You have a device that collects the expected data sometimes, but there are inconsistent gaps in the charts.
This usually happens when a device can't reliably respond to the SNMP requests within the timeout period because the network between the
ktranslate container and the polled device is experiencing bandwidth contention, losing packets, or has high latency.
Another scenario might be that the device is overloaded and can't respond to the SNMP requests quickly.
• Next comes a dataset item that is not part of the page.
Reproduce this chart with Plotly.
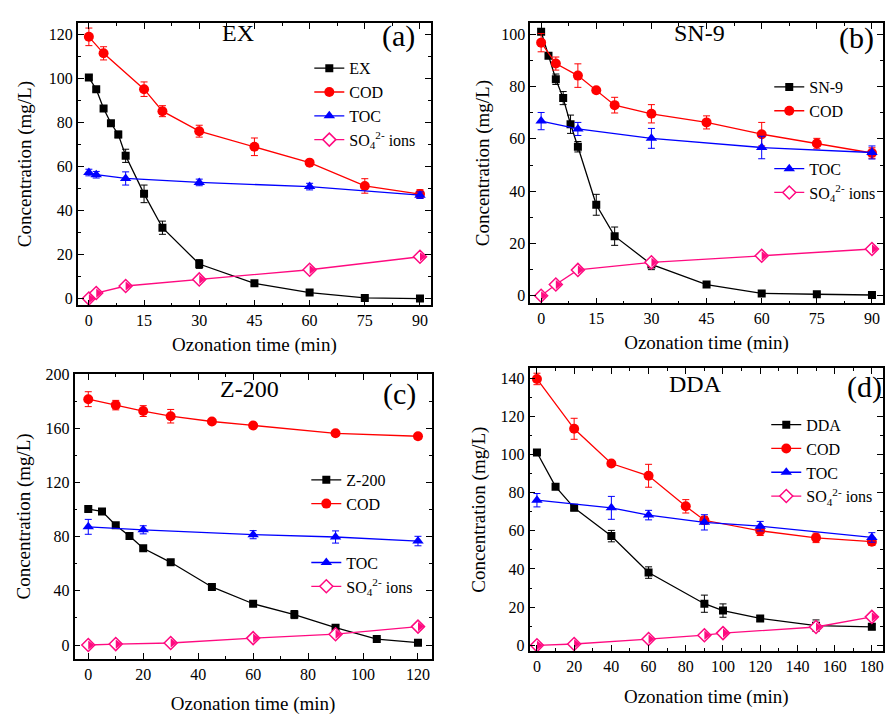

This usually happens when you try to collect OIDs from very large tables with a
poll_time_sec that is too fast for the device to keep up with.
As a general rule, locate your polling container as close to the monitored devices as you can to reduce the chance of a the UDP SNMP payloads not making the trip.
In cases where you must poll across WAN links with more latency, you may need to edit the
snmp-base.yaml file to increase the
timeout_ms from the default 5000ms to a longer interval.
If you believe you may have an unreliable connection to the remote site, consider increasing the
retries from the default of 0. Having a high number of retries, but a timeout that is too short, will likely not improve your situation and can potentially increase the loads on the monitored device as it's trying to respond to more requests and none of them get back before the timeout expires.
If you're polling large tables of data from devices, such as a busy load balancer, then it can take some additional time for the monitored device to gather the required data for the response. This can require setting a longer
timeout_ms period and and setting a longer delay for